Tu attribuisci a Grillo presunte somiglianze con Trump e alleanze con “Salvini e Meloni, come a Roma” (dove – com’è naturale nei ballottaggi – alcuni di destra hanno votato Raggi, altri Giachetti, altri si sono astenuti). Capisco bene che, con le immagini dei baby boss di Robinù negli occhi, tu avverta l’urgenza di una risposta immediata della politica al disastro sociale che produce quelle aberrazioni. Ma che c’entra Grillo, che mai ha governato da quelle parti? Qualcosa potrebbe dirci il Pd che l’ha fatto per un bel pezzo, fino a suicidarsi a Napoli e a consegnarsi a un De Luca in Campania. E che c’entra il referendum, che non decide chi ci governerà, ma solo se la Costituzione (che tu non citi mai) verrà stracciata o si salverà? Non credo che l’eventuale vittoria del No salderà la triade “Trump- Grillo-Salvini” che tu schiacci sull’“idea della tolleranza zero, l’ansia di ordine, sicurezza” e “patria nazione con pochi stranieri” alla Haider. L’inutile e demagogico reato di clandestinità fu creato da Maroni, il M5S ha chiesto di abrogarlo e Renzi l’ha conservato per amor di popolarità (che sia più populista dei grillini?). E con che faccia, mentre traffica con Verdini e B., il governo spaccia il Sì come progressista e il No come reazionario?
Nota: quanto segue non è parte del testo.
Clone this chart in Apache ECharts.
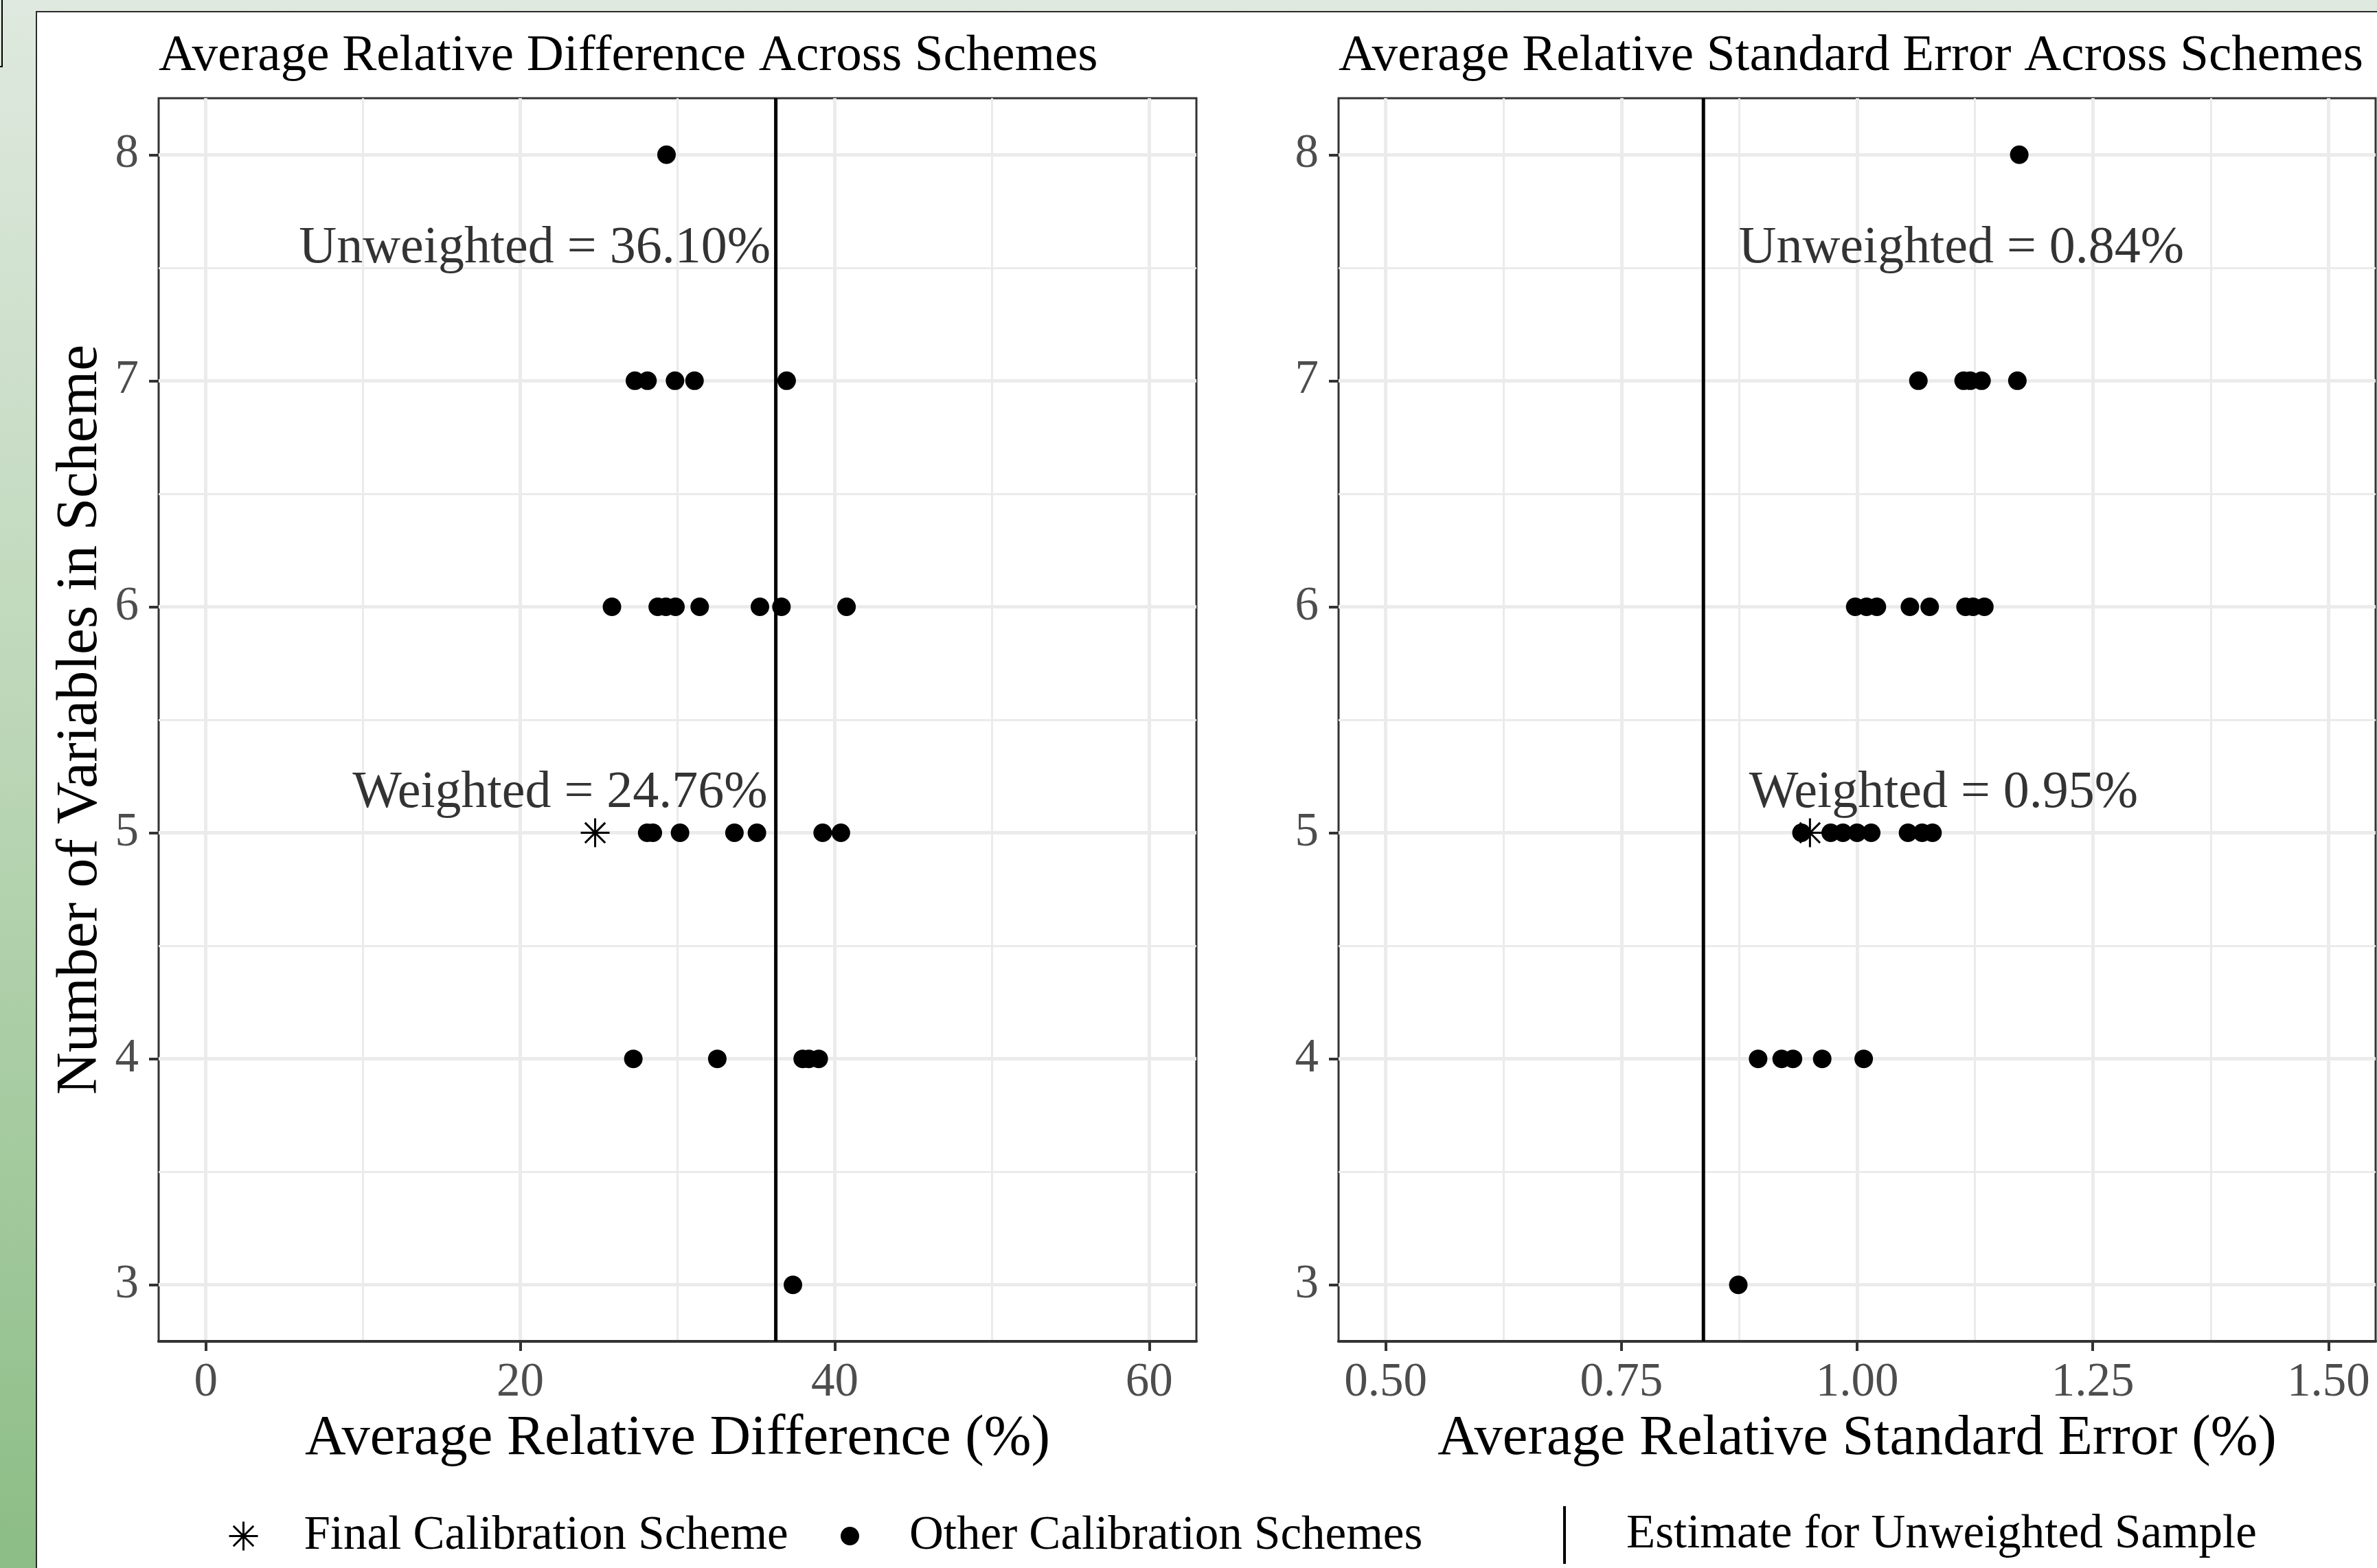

Contro la schiforma sul merito, e non per opportunismo, c’è tutto il meglio della sinistra senza partito: Anpi, Fiom, Cgil, Magistratura democratica, i migliori costituzionalisti. Col Sì troviamo invece Confindustria, Marchionne, Jp Morgan, governo Usa, cancellerie e troike europee, cioè le lobby che non sono un’invenzione dei 5Stelle, ma il cancro che corrode la nostra sovranità e dignità nazionale. La loro urgenza è lampante: eliminare o depotenziare tutti i poteri di controllo sul governo, per telecomandare un burattino solo al comando con una semplice telefonata, senza il fastidio di un’opposizione, un presidente, una Consulta, una Regione, un pm che si mettono di traverso.
Perciò diciamo No: per poterci scegliere i senatori, per evitare che una masnada di consiglieri regionali e sindaci inquisiti invadano il Senato coperti da immunità, per conservare i contrappesi della democrazia liberale fondata sulla sovranità e la partecipazione popolare. Anch’io, come te, spero che giornali e tv restino accesi per illuminare l’opinione pubblica (possibilmente con informazioni corrette, non con la propaganda tipo Rai&giornaloni) e gli intellettuali continuino a pensare (possibilmente per difenderci dalle imposture del potere, non per rilanciarle). Così magari, la prossima volta, riusciranno a capire (senza giustificarli) perché tanti americani che 8 anni fa votavano Obama ora votano Trump, tanti francesi che prima votavano socialista o gollista voteranno Le Pen, tanti italiani che prima votavano sinistra o destra ora votano – per fortuna – non un fascionazi, ma una Raggi o un’Appendino. E potranno aiutare i “democratici” a cambiare prima, anziché piangere o protestare dopo.
Nella speranza di averti trasmesso almeno un po’ dell’entusiasmo che ci anima nella bella battaglia per la Costituzione, cioè per il No, ti saluto con affetto. E attendo il tuo prossimo articolo.